Keeping the air clean is one of China’s biggest challenges today. Large cities in the north, such as Beijing, fail air quality standards for health on more than half the days each year. In cities even farther north, such as Harbin, visibility last October was reduced to 50 feet due to severe air pollution, shutting down schools and airports. People walking the streets throughout China routinely wear face masks to protect their lungs. And what you see are not the simple cloth masks that doctors use for surgery; many Chinese wear elaborate breathing apparatuses, made of plastic with a variety of serious filtering systems.
The facts about air pollution are not disputed. As the New York Times recently reported, “China is the world’s largest consumer of coal, using about 45 percent of the global total. It is also the largest emitter of carbon dioxide.” In 2013, the country burned 3.61 billion tons of coal, which accounted for 49.3 percent of the world’s total consumption, according to China Daily. A quarter century earlier, however, China was burning just 610 million tons of coal. Scientists and policy experts are debating the country's plans for more renewable energy sources and the removal of older, more inefficient vehicles from the roads. But as a folklorist, something curious in the debates caught my interest. A couple of longstanding popular traditions had been caught up in a clash with government efforts to improve air quality.
Last January, in Beijing shortly before the start of the Spring Festival or Chinese New Year, large posters on the streets, especially in areas near the historic hutongs (or narrow alleyways) flatly announced that fireworks were prohibited. Reactions were mixed. The Chinese invented gunpowder and fireworks more than 2,000 years ago, and many people insist on setting off their own fireworks just as they always have, especially on the 15th day of the Spring Festival—known as the Lantern Festival—to bid farewell with a bang to the old year, and to ensure good luck for the coming year.
Such pyrotechnic displays in China have been occurring for millennia, but one of the earliest Western witnesses of these traditions was a British missionary to China, the Reverend George Smith. He observed a Lantern Festival on February 10, 1845, on the streets of Xiamen, Fujian Province, in southeastern China:
“A long pole was erected, fifty feet in height, hung round with cases of rockets and other combustibles. On its being lighted at the bottom, there was a rapid succession of squibs, roman-candles, guns, and rockets, which illuminated the sky to a great distance with their igneous masses. . . . A volley of lesser combustibles suddenly terminated in a beautiful cluster of grapes, which lasted for some time, and shed a deep blue light on the houses and walls for some distance around. A shower of golden rain was shortly after followed by an umbrella of fire, which suddenly flew open, amid the loud cheers of the spectators.”

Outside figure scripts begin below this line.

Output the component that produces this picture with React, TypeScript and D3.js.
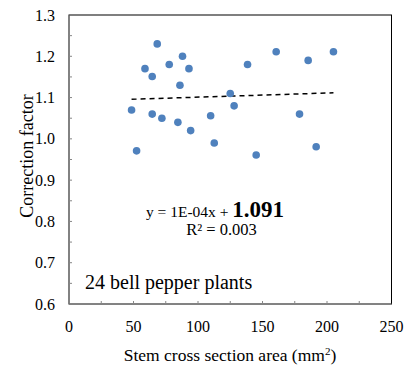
import React, { useRef, useEffect } from "react";
import * as d3 from "d3";

// stem cross section area (mm2) vs correction factor, 24 plants
const areaValues = [48.5, 52.4, 58.9, 64.5, 64.5, 68.4, 72, 77.7, 84.4, 86, 88, 93, 94.3, 109.8, 112.6, 125, 128, 138.4, 145.1, 160.6, 178.7, 185.4, 191.6, 205];
const factorValues = [1.07, 0.971, 1.17, 1.151, 1.06, 1.23, 1.05, 1.18, 1.04, 1.13, 1.2, 1.17, 1.02, 1.056, 0.99, 1.11, 1.08, 1.18, 0.961, 1.211, 1.06, 1.19, 0.981, 1.211];
const xTicks = [0, 50, 100, 150, 200, 250];
const yTicks = [0.6, 0.7, 0.8, 0.9, 1.0, 1.1, 1.2, 1.3];
const trendSlope = 1e-4;
const trendIntercept = 1.091;

const font = "'Liberation Serif', 'Times New Roman', serif";

const App = () => {
  const svgRef = useRef<SVGSVGElement>(null);

  useEffect(() => {
    const width = 404, height = 366;
    const left = 69, right = 391.5, top = 15, bottom = 304;

    const svg = d3.select(svgRef.current).attr("width", width).attr("height", height);
    svg.selectAll("*").remove();

    const x = d3.scaleLinear().domain([0, 250]).range([left, right]);
    const y = d3.scaleLinear().domain([0.6, 1.3]).range([bottom, top]);

    // plot border
    svg.append("rect")
      .attr("x", left).attr("y", top)
      .attr("width", right - left).attr("height", bottom - top)
      .attr("fill", "none").attr("stroke", "#000").attr("stroke-width", 1);

    // axis lines
    svg.append("line").attr("x1", left).attr("x2", left).attr("y1", top).attr("y2", bottom)
      .attr("stroke", "#868686");
    svg.append("line").attr("x1", left).attr("x2", right).attr("y1", bottom).attr("y2", bottom)
      .attr("stroke", "#868686");

    // inside minor ticks
    svg.selectAll(".xt")
      .data(d3.range(25, 250, 25))
      .join("line")
      .attr("x1", d => x(d)).attr("x2", d => x(d))
      .attr("y1", bottom).attr("y2", bottom - 3)
      .attr("stroke", "#868686");

    svg.selectAll(".yt")
      .data(d3.range(0.65, 1.3, 0.05))
      .join("line")
      .attr("x1", left).attr("x2", left + 3)
      .attr("y1", d => y(d)).attr("y2", d => y(d))
      .attr("stroke", "#868686");

    svg.selectAll(".xl")
      .data(xTicks)
      .join("text")
      .attr("x", d => x(d))
      .attr("y", 331.5)
      .attr("text-anchor", "middle")
      .attr("font-family", font).attr("font-size", 16)
      .text(d => d);

    svg.selectAll(".yl")
      .data(yTicks)
      .join("text")
      .attr("x", 55)
      .attr("y", d => y(d) + 5.5)
      .attr("text-anchor", "end")
      .attr("font-family", font).attr("font-size", 16)
      .text(d => d.toFixed(1));

    // trend line
    const [xMin, xMax] = d3.extent(areaValues) as [number, number];
    svg.append("line")
      .attr("x1", x(xMin)).attr("x2", x(xMax))
      .attr("y1", y(trendSlope * xMin + trendIntercept))
      .attr("y2", y(trendSlope * xMax + trendIntercept))
      .attr("stroke", "#000").attr("stroke-width", 1.5)
      .attr("stroke-dasharray", "5,4");

    svg.selectAll("circle")
      .data(areaValues.map((a, i) => ({ a, f: factorValues[i] })))
      .join("circle")
      .attr("cx", d => x(d.a))
      .attr("cy", d => y(d.f))
      .attr("r", 3.8)
      .attr("fill", "#4f81bd");

    // equation
    const eq = svg.append("text")
      .attr("x", 215).attr("y", 217)
      .attr("text-anchor", "middle")
      .attr("font-family", font);
    eq.append("tspan").attr("font-size", 15.5).text("y = 1E-04x + ");
    eq.append("tspan").attr("font-size", 23).attr("font-weight", "bold").text("1.091");

    svg.append("text")
      .attr("x", 221.5).attr("y", 235)
      .attr("text-anchor", "middle")
      .attr("font-family", font).attr("font-size", 16.5)
      .text("R² = 0.003");

    svg.append("text")
      .attr("x", 85).attr("y", 289)
      .attr("font-family", font).attr("font-size", 20)
      .text("24 bell pepper plants");

    // axis titles
    const xt = svg.append("text")
      .attr("x", 230).attr("y", 361)
      .attr("text-anchor", "middle")
      .attr("font-family", font).attr("font-size", 17.5);
    xt.append("tspan").text("Stem cross section area (mm");
    xt.append("tspan").attr("font-size", 11).attr("dy", -6).text("2");
    xt.append("tspan").attr("dy", 6).text(")");

    svg.append("text")
      .attr("transform", "translate(33,156) rotate(-90)")
      .attr("text-anchor", "middle")
      .attr("font-family", font).attr("font-size", 18)
      .text("Correction factor");
  }, []);

  return (
    <div style={{ position: "absolute", left: 0, top: 0 }}>
      <svg ref={svgRef}></svg>
    </div>
  );
};

export default App;
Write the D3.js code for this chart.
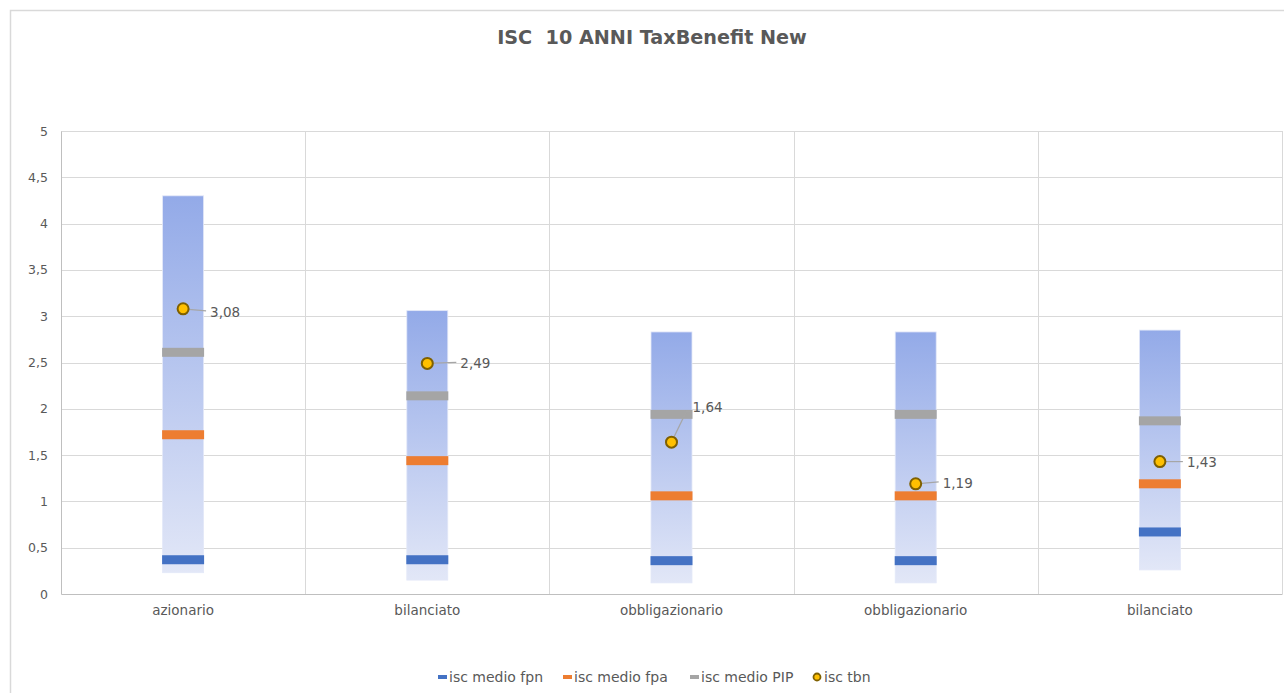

Nearly 170 years later, some spectators are giving the same loud cheers, while others are bemoaning the costs to their health of such pyrotechnics. For instance, an article in the scientific journal Atmospheric Environment noted that fireworks contain an assortment of polluting chemicals, including potassium nitrates, potassium chlorate, potassium perchlorate, charcoal, sulfur, manganese, sodium oxalate, aluminum and iron dust powder, strontium nitrate, and barium nitrate. Based on samples collected during the Lantern Festival in Beijing in February 2006, the authors concluded that particulate matter in the air (including fine particles with diameters of 2.5 micrometers or less and respirable suspended particles with diameters of 10 micrometers or less—both of which are known to cause lung cancer) “went up over 6 and 4 times in the lantern day compared to the normal days.”
Similarly, the tradition of burning joss paper or “spirit money” to honor ancestors—especially during the seventh month or “Ghost Month” of the lunar year—is another Chinese tradition that creates dense smoke and thus reduces air quality. An article from 2011 in the scientific journal Aerosol and Air Quality Research noted that joss paper is “chiefly composed from bamboo and/or recycled waste paper,” which when burned creates significant amounts of particulate matter, polycyclic aromatic hydrocarbons (PAHs), and polychlorinated dibenzo-p-dioxin/dibenzofurans. The authors concluded that “PAHs concentrations in ambient air during festivals were observed to be several times higher than those during other times.” As a result, government officials in Hong Kong and elsewhere are asking temples and mausoleums to install special incinerators for burning the joss paper.
There may not be much that individual Chinese can do about their country’s reliance on burning coal for energy. But an increasing number of people understand that not setting off fireworks and not burning joss paper will have positive consequences. As 28-year-old Hua Jingwen who lives in Beijing told me, “I think we can still have fireworks here, but maybe not so many. It is not really necessary for every household to shoot off fireworks.”
Even if only one in four persons were to take this sort of positive action, the numbers will add up. After all, there are roughly 1.35 billion people living in China today; one in four means 337 million people, more than the total population of the United States.